| Literature DB >> 33960630 |
Agata Plesnar-Bielak1, Aleksandra Łukasiewicz2,3.
Abstract
Sexual conflict has extremely important consequences for various evolutionary processes including its effect on local adaptation and extinction probability during environmental change. The awareness that the intensity and dynamics of sexual conflict is highly dependent on the ecological setting of a population has grown in recent years, but much work is yet to be done. Here, we review progress in our understanding of the ecology of sexual conflict and how the environmental sensitivity of such conflict feeds back into population adaptivity and demography, which, in turn, determine a population's chances of surviving a sudden environmental change. We link two possible forms of sexual conflict - intralocus and interlocus sexual conflict - in an environmental context and identify major gaps in our knowledge. These include sexual conflict responses to fluctuating and oscillating environmental changes and its influence on the interplay between interlocus and intralocus sexual conflict, among others. We also highlight the need to move our investigations into more natural settings and to investigate sexual conflict dynamics in wild populations.Entities:
Keywords: adaptation; environmental change; female resistance; gender load; male harm; sex-specific selection; sexual antagonism; sexual conflict; sexual selection; stress
Mesh:
Year: 2021 PMID: 33960630 PMCID: PMC8518779 DOI: 10.1111/brv.12728
Source DB: PubMed Journal: Biol Rev Camb Philos Soc ISSN: 0006-3231
Glossary of the most important terminology
| Term | Definition |
|---|---|
| Sexual conflict | Conflict resulting from differential evolutionary interests and strategies of the sexes |
| Intralocus sexual conflict (IASC) | Sexual conflict in which selection on a shared allelic trait acts in opposite directions in males and females, displacing one or both sexes from their evolutionary optima |
| Interlocus sexual conflict (IESC) | Sexual conflict that arises from a sex‐specific difference in optimal outcome of a male–female interaction, so that a trait for which male and female evolutionary optima differ depends on different loci, coding for traits manipulating outcomes of reproductive interactions |
| Intersexual genetic correlation for fitness (rMF) | Commonly used measure of intralocus sexual conflict intensity; the ratio of the additive genetic covariance for fitness between the sexes to the geometric mean of male and female additive genetic variance for fitness |
| Gender load | Reduction of the mean fitness of a population caused by sexual conflict |
| Sexually antagonistic coevolution (SAC) | An evolutionary process where traits under IESC change over time counteracting changes in traits in the opposite sex to maximize reproductive success |
| Harm | Reduction in fitness resulting from adaptations in the other sex to manipulate a trait under IESC that increase their reproductive success |
| Resistance | The ability to counter adaptations in the other sex to manipulate a trait under IESC |
| Tragedy of the commons | A term originating from economics describing a situation where individuals acting in their self‐interest overexploit resources available in the system and lead to resource depletion.
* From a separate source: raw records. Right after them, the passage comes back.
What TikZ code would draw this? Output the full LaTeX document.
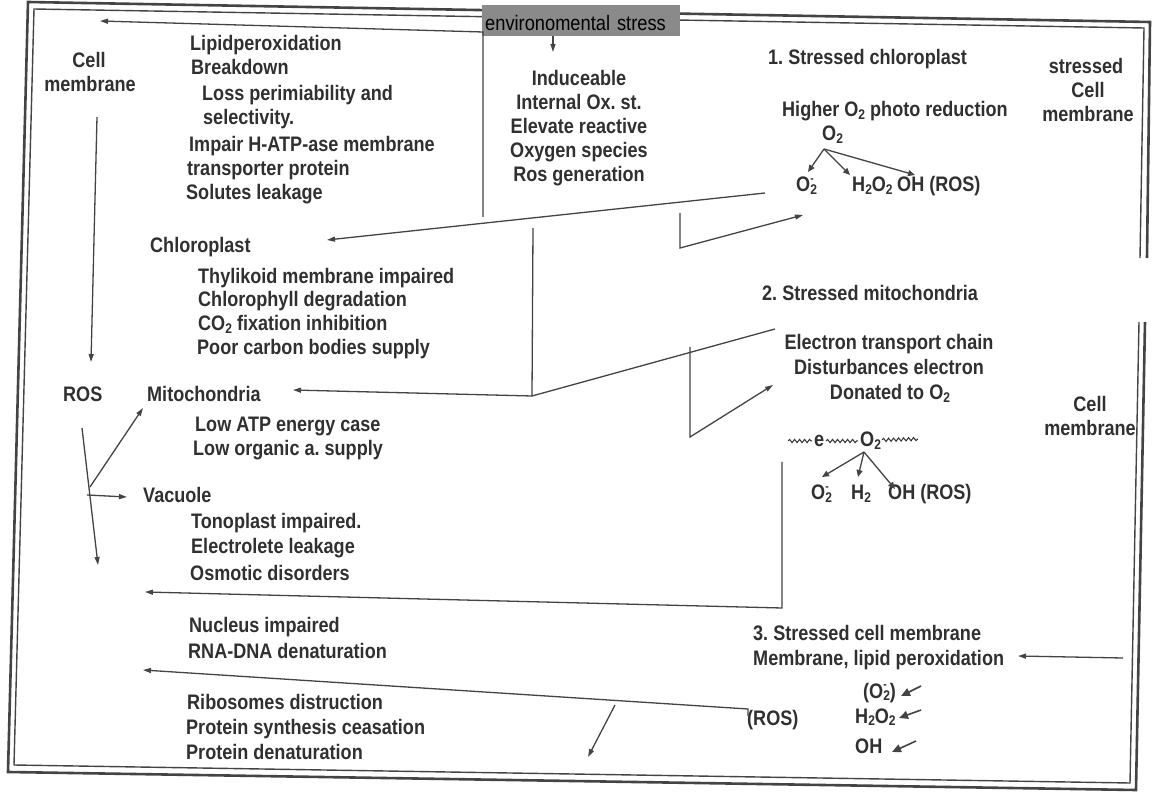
\documentclass[tikz,border=0pt]{standalone}
\usepackage{fontspec}
\setmainfont{Liberation Sans}
\newfontfamily\narrowfont[FakeStretch=0.87]{Liberation Sans}
\newfontfamily\bodyfam[FakeStretch=0.86]{Liberation Sans}
\usetikzlibrary{arrows.meta,decorations.pathmorphing}
\definecolor{ink}{RGB}{48,48,48}
\definecolor{linec}{RGB}{68,68,68}
\definecolor{boxgray}{RGB}{138,138,138}
\newcommand\bodyfont{\bodyfam\bfseries\fontsize{21}{24}\selectfont}
\newcommand\subs[1]{\raisebox{-0.25ex}{\fontsize{14}{14}\selectfont #1}}
\newcommand\sups[1]{\raisebox{0.85ex}{\fontsize{12}{12}\selectfont #1}}
\newcommand\Ominus{O\rlap{\sups{-}}\subs{2}}
\newcommand\Otwo{O\subs{2}}
\begin{document}
\begin{tikzpicture}[x=1pt,y=-1pt,
 txt/.style={anchor=base west,inner sep=0pt,font=\bodyfont,text=ink},
 ctxt/.style={anchor=base,inner sep=0pt,font=\bodyfont,text=ink},
 conn/.style={draw=linec,line width=1.3pt},
 arr/.style={conn,-{Triangle[length=8pt,width=5pt]}},
 sarr/.style={conn,-{Triangle[length=7pt,width=6pt]}},
 barr/.style={conn,line width=1.6pt,-{Triangle[length=9pt,width=8pt]}},
 frameout/.style={draw=linec,line width=2.6pt},
 framein/.style={draw=linec,line width=1.4pt},
 wave/.style={draw=ink,line width=1pt,decorate,decoration={snake,segment length=5pt,amplitude=1.6pt}}
]
\useasboundingbox (0,0) rectangle (1152,799);
\fill[white] (0,0) rectangle (1152,799);

% frame (double border, gap on the right)
\draw[frameout] (1147,258) -- (1150,22) -- (28,2) -- (8,772) -- (1136,790) -- (1145,322);
\draw[framein] (1140,258) -- (1144,28) -- (34,9) -- (14,765) -- (1130,783) -- (1139,322);

% environmental stress box
\node[name=env, anchor=base west, fill=boxgray, inner xsep=3pt, inner ysep=0pt,
      text height=26pt, text depth=5pt, text width=192pt, align=left,
      font=\narrowfont\fontsize{21}{22}\selectfont, text=black] at (482,31) {environomental stress};
\coordinate (envdown) at (553,52);
\draw[arr] (env.south -| envdown) -- (envdown);

% ---------------- left column ----------------
\node[ctxt] (cm1) at (89,68) {Cell};
\node[ctxt] (cm2) at (90,92) {membrane};

\node[txt] (lp1) at (190,51) {Lipidperoxidation};
\node[txt] (lp2) at (191,75) {Breakdown};
\node[txt] (lp3) at (202,101) {Loss perimiability and};
\node[txt] (lp4) at (203,125) {selectivity.};
\node[txt] (lp5) at (189,152) {Impair H-ATP-ase membrane};
\node[txt] (lp6) at (187,176) {transporter protein};
\node[txt] (lp7) at (186,200) {Solutes leakage};

\node[txt] (ch0) at (150,253) {Chloroplast};
\node[txt] (ch1) at (198,284) {Thylikoid membrane impaired};
\node[txt] (ch2) at (198,307) {Chlorophyll degradation};
\node[txt] (ch3) at (198,331) {CO\subs{2} fixation inhibition};
\node[txt] (ch4) at (197,355) {Poor carbon bodies supply};

\node[txt] (ros) at (63,402) {ROS};
\node[txt] (mi0) at (147,402) {Mitochondria};
\node[txt] (mi1) at (195,432) {Low ATP energy case};
\node[txt] (mi2) at (193,456) {Low organic a.\ supply};

\node[txt] (va0) at (143,503) {Vacuole};
\node[txt] (va1) at (191,529) {Tonoplast impaired.};
\node[txt] (va2) at (191,554) {Electrolete leakage};
\node[txt] (va3) at (190,580) {Osmotic disorders};

\node[txt] (nu1) at (189,632) {Nucleus impaired};
\node[txt] (nu2) at (188,658) {RNA-DNA denaturation};

\node[txt] (ri1) at (187,709) {Ribosomes distruction};
\node[txt] (ri2) at (186,734) {Protein synthesis ceasation};
\node[txt] (ri3) at (186,759) {Protein denaturation};

% ---------------- centre ----------------
\node[ctxt] (in1) at (579,86) {Induceable};
\node[ctxt] (in2) at (579,110) {Internal Ox.\ st.};
\node[ctxt] (in3) at (579,134) {Elevate reactive};
\node[ctxt] (in4) at (579,158) {Oxygen species};
\node[ctxt] (in5) at (579,182) {Ros generation};

% ---------------- right column ----------------
\node[txt] (sc0) at (768,65) {1.\ Stressed chloroplast};
\node[txt] (sc1) at (782,117) {Higher \Otwo{} photo reduction};
\node[txt] (sc2) at (822,141) {\Otwo};
\node[txt] (sc3) at (796,192) {\Ominus};
\node[txt] (sc4) at (852,192) {H\subs{2}O\subs{2}};
\node[txt] (sc5) at (897,192) {OH (ROS)};

\node[ctxt] (scm1) at (1086,74) {stressed};
\node[ctxt] (scm2) at (1088,98) {Cell};
\node[ctxt] (scm3) at (1088,122) {membrane};

\node[txt] (sm0) at (762,301) {2.\ Stressed mitochondria};
\node[ctxt] (sm1) at (889,350) {Electron transport chain};
\node[ctxt] (sm2) at (889,375) {Disturbances electron};
\node[ctxt] (sm3) at (890,400) {Donated to \Otwo};
\node[txt] (sme) at (814,447) {e};
\node[txt] (smo) at (860,447) {\Otwo};
\node[txt] (sm4) at (811,500) {\Ominus};
\node[txt] (sm5) at (851,500) {H\subs{2}};
\node[txt] (sm6) at (888,500) {OH (ROS)};

\node[ctxt] (rcm1) at (1090,412) {Cell};
\node[ctxt] (rcm2) at (1090,436) {membrane};

\node[txt] (st0) at (753,640) {3.\ Stressed cell membrane};
\node[txt] (st1) at (753,665) {Membrane, lipid peroxidation};
\node[txt] (st2) at (863,698) {(\Ominus)};
\node[txt] (st3) at (855,723) {H\subs{2}O\subs{2}};
\node[txt] (st4) at (855,753) {OH};
\node[txt] (st5) at (747,725) {(ROS)};

% ---------------- coordinates ----------------
\coordinate (vA1) at (483,217);
\coordinate (vA2) at (483,32);
\coordinate (cmTip) at (100,21);
\coordinate (chTail) at (765,193);
\coordinate (chTip) at (327,240);
\coordinate (vB1) at (680,213);
\coordinate (vB2) at (680,248);
\coordinate (scTip) at (803,215);
\coordinate (vC1) at (533,228);
\coordinate (vC2) at (532,396);
\coordinate (miTip) at (293,390);
\coordinate (smTail) at (775,329);
\coordinate (vD1) at (690,347);
\coordinate (vD2) at (690,437);
\coordinate (smTip) at (773,385);
\coordinate (vE1) at (782,462);
\coordinate (vE2) at (782,608);
\coordinate (vaTip) at (145,592);
\coordinate (vF1) at (748,716);
\coordinate (vF2) at (748,709);
\coordinate (nuTip) at (143,670);
\coordinate (sTail) at (615,705);
\coordinate (sTip) at (588,757);
\coordinate (rTail) at (1123,658);
\coordinate (rTip) at (1018,656);
\coordinate (cmA) at (97,117);
\coordinate (cmB) at (91,362);
\coordinate (rosA) at (82,428);
\coordinate (rosB) at (98,565);
\coordinate (jA) at (90,487);
\coordinate (miLTip) at (143,408);
\coordinate (jB) at (87,495);
\coordinate (vaLTip) at (127,497);

% ---------------- connectors ----------------
\draw[arr] (vA1) -- (vA2) -- (cmTip);
\draw[arr] (chTail) -- (chTip);
\draw[arr] (vB1) -- (vB2) -- (scTip);
\draw[arr] (vC1) -- (vC2) -- (miTip);
\draw[conn] (vC2) -- (smTail);
\draw[arr] (vD1) -- (vD2) -- (smTip);
\draw[arr] (vE1) -- (vE2) -- (vaTip);
\draw[arr] (vF1) -- (vF2) -- (nuTip);
\draw[arr] (sTail) -- (sTip);
\draw[arr] (rTail) -- (rTip);

\draw[arr] (cmA) -- (cmB);
\draw[arr] (rosA) -- (rosB);
\draw[arr] (jA) -- (miLTip);
\draw[arr] (jB) -- (vaLTip);

% O2 branching (chloroplast)
\coordinate (o2a) at (824,149);
\draw[sarr] (o2a) -- (808,172);
\draw[sarr] (o2a) -- (850,175);
\draw[sarr] (o2a) -- (915,175);

% wavy electron chain
\draw[wave] (788,441) -- (812,441);
\draw[wave] (826,441) -- (858,441);
\draw[wave] (882,440) -- (918,439);
\coordinate (o2b) at (864,452);
\draw[sarr] (o2b) -- (822,477);
\draw[sarr] (o2b) -- (858,477);
\draw[sarr] (o2b) -- (895,489);

% small arrows, stressed cell membrane
\draw[barr] (921,686) -- (901,696);
\draw[barr] (921,710) -- (899,718);
\draw[barr] (916,741) -- (892,752);
\end{tikzpicture}
\end{document}
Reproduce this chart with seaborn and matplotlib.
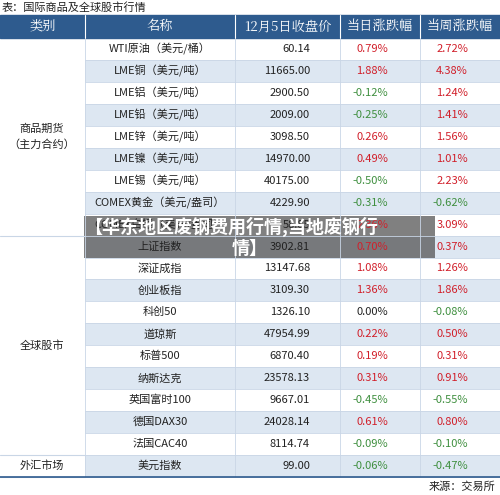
import matplotlib
matplotlib.use("Agg")
import matplotlib.pyplot as plt
import seaborn as sns

sns.set_theme(style="white")
plt.rcParams['font.family'] = ['Noto Sans CJK SC', 'DejaVu Sans']

title = "表：国际商品及全球股市行情"
headers = ["类别", "名称", "12月5日收盘价", "当日涨跌幅", "当周涨跌幅"]
names = ["WTI原油（美元/桶）", "LME铜（美元/吨）", "LME铝（美元/吨）", "LME铅（美元/吨）",
         "LME锌（美元/吨）", "LME镍（美元/吨）", "LME锡（美元/吨）", "COMEX黄金（美元/盎司）",
         "COMEX白银（美元/盎司）", "上证指数", "深证成指", "创业板指", "科创50", "道琼斯",
         "标普500", "纳斯达克", "英国富时100", "德国DAX30", "法国CAC40", "美元指数"]
prices = ["60.14", "11665.00", "2900.50", "2009.00", "3098.50", "14970.00", "40175.00",
          "4229.90", "58.85", "3902.81", "13147.68", "3109.30", "1326.10", "47954.99",
          "6870.40", "23578.13", "9667.01", "24028.14", "8114.74", "99.00"]
day_chg = [0.79, 1.88, -0.12, -0.25, 0.26, 0.49, -0.50, -0.31, 2.36, 0.70, 1.08, 1.36,
           0.00, 0.22, 0.19, 0.31, -0.45, 0.61, -0.09, -0.06]
week_chg = [2.72, 4.38, 1.24, 1.41, 1.56, 1.01, 2.23, -0.62, 3.09, 0.37, 1.26, 1.86,
            -0.08, 0.50, 0.31, 0.91, -0.55, 0.80, -0.10, -0.47]
groups = [("商品期货\n（主力合约）", 0, 9), ("全球股市", 9, 19), ("外汇市场", 19, 20)]

fig = plt.figure(figsize=(5.0, 4.95), dpi=100)
ax = fig.add_axes([0, 0, 1, 1])
ax.set_xlim(0, 500)
ax.set_ylim(495, 0)
ax.axis("off")

cols = [0, 85, 235, 340, 420, 500]
head_top, head_h = 15, 23
row_h = 21.95
top = head_top + head_h
blue = "#2e5b8e"
stripe = "#dde7f2"
red = "#d11f2a"
green = "#3f8f3f"

ax.text(2, 7, title, fontsize=8, va="center", ha="left", color="#222222")
ax.add_patch(plt.Rectangle((0, head_top), 500, head_h, color=blue))
for i, h in enumerate(headers):
    ax.text((cols[i] + cols[i + 1]) / 2, head_top + head_h / 2, h, color="white",
            fontsize=9.5, ha="center", va="center", family=['Noto Serif CJK SC', 'Noto Sans CJK SC', 'DejaVu Serif'])
    if i > 0:
        ax.plot([cols[i], cols[i]], [head_top, head_top + head_h], color="white", lw=0.8)


def fmt(v):
    return f"{v:.2f}%"


def col(v):
    return red if v > 0 else (green if v < 0 else "#222222")


for r in range(len(names)):
    y = top + r * row_h
    if r % 2 == 1:
        ax.add_patch(plt.Rectangle((85, y), 415, row_h, color=stripe, lw=0))
    ax.plot([85, 500], [y + row_h, y + row_h], color="#c9d6e6", lw=0.6)
    yc = y + row_h / 2
    ax.text(160, yc, names[r], fontsize=8, ha="center", va="center", color="#222222")
    ax.text(310, yc, prices[r], fontsize=8, ha="right", va="center", color="#222222")
    ax.text(388, yc, fmt(day_chg[r]), fontsize=8, ha="right", va="center", color=col(day_chg[r]))
    ax.text(468, yc, fmt(week_chg[r]), fontsize=8, ha="right", va="center", color=col(week_chg[r]))

for label, a, b in groups:
    y0, y1 = top + a * row_h, top + b * row_h
    ax.plot([0, 85], [y1, y1], color="#c9d6e6", lw=0.8)
    ax.text(42, (y0 + y1) / 2, label, fontsize=8, ha="center", va="center",
            color="#222222", linespacing=1.6)
for x in cols[1:-1]:
    ax.plot([x, x], [top, top + 20 * row_h], color="#c9d6e6", lw=0.6)
ax.plot([0, 500], [top + 20 * row_h, top + 20 * row_h], color=blue, lw=1.2)
ax.text(495, 487, "来源：交易所", fontsize=8, ha="right", va="center", color="#222222")

# overlay banner
ax.add_patch(plt.Rectangle((84, 216), 351, 42, color="#555555", alpha=0.75, lw=0))
ax.text(84, 227, "【华东地区废钢费用行情,当地废钢行", fontsize=13, fontweight="bold",
        color="white", ha="left", va="center")
ax.text(250, 248, "情】", fontsize=13, fontweight="bold", color="white", ha="center", va="center")

fig.savefig("out.png", dpi=100)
In a sexual conflict context, tragedy of the commons is used to illustrate that male adaptations that increase their fitness can result in a reduction in population fitness and viability |
Fig 1Schematic representation of the ways environmental factors can modify intralocus sexual conflict (IASC) intensity.
Fig 2Schematic representation of the distribution of a possible shared trait and its optimum in the sexes in ancestral (upper panel) and novel (lower panel) environments.
Fig 3Schematic representation of how an environmental variable can modify interlocus sexual conflict (IESC) either directly (A) or indirectly through modifying condition (B), by affecting optimal value of the trait under conflict (dotted arrows) and/or cost to benefit ratio of resistance/persistence traits (solid arrows).